Putting pi on a pedestal

This is a story about love. About inscrutable complexity and remarkable simplicity, about the promise of forever. It is about obsession and devotion, and grand gestures and 4,000-word love letters.

It is about a curious group of people with an almost religious zeal for a mind-numbing string of numbers. Actually one number, made up of a chain that is known so far to be more than 1 trillion digits.

They are the acolytes of the church of pi.

And once a year many of them gather to talk about pi, rhapsodize about it, eat pi-themed foods (actual pie, sure, but so much more), have pi recitation contests and, just maybe, feel a little less sheepish about their unusual passion.

That day falls on Wednesday this year: March 14. Or 3.14. Obviously.

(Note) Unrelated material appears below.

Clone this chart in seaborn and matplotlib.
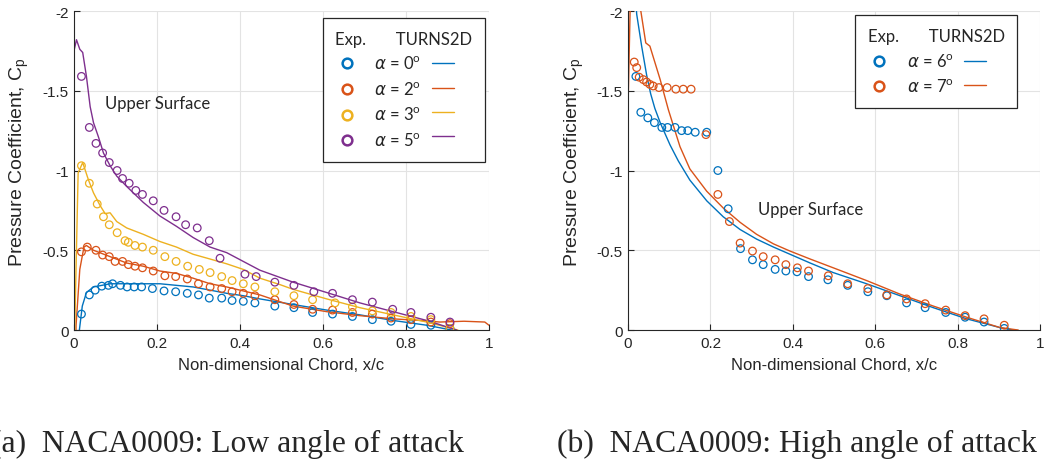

The question is why, of course. And if you ask the fans of pi why, a startling number of them will come back with the same question: “Why climb Mount Everest?” Because it’s there.

But then they start talking about some very simple ideas. Like the beauty of a number that seems to go on forever and yet has no discernible pattern to it. Or about the valor of the memorization gymnastics, challenging oneself always to know more.

Marc Umile said he picked up a book on curiosities of math and read about pi’s seemingly infinite, random string.

An obsession was born. In 2004, Mr. Umile read the digits of pi into a tape recorder. He listened to the tape constantly. This went on for two years. What he created was thought to be a U.S. record for pi memorization: 12,887 digits.

Akira Haraguchi, a 60-year-old mental health counselor in Japan, puts it: “What I am aiming at is not just memorizing figures. I am thrilled by seeking a story in pi.”

He said that one day last fall after accurately reciting pi to 100,000 decimal places. It took him 16 hours. He does not hold the Guinness world record, only because he has not submitted the required documentation to Guinness. But he has his story.

(The world record belongs to Chao Lu, a Chinese chemistry student, who rattled off 67,890 digits over 24 hours in 2005.)

A brief math refresher: Pi a simple concept, the relationship between a circle’s circumference and diameter: Multiply the diameter by pi 3.14159, to use a crude approximation and you get the circumference.

Supercomputers have computed pi to more than 1 trillion decimal places, looking always for a pattern to unlock its mystery. And for centuries the number has fascinated mathematicians.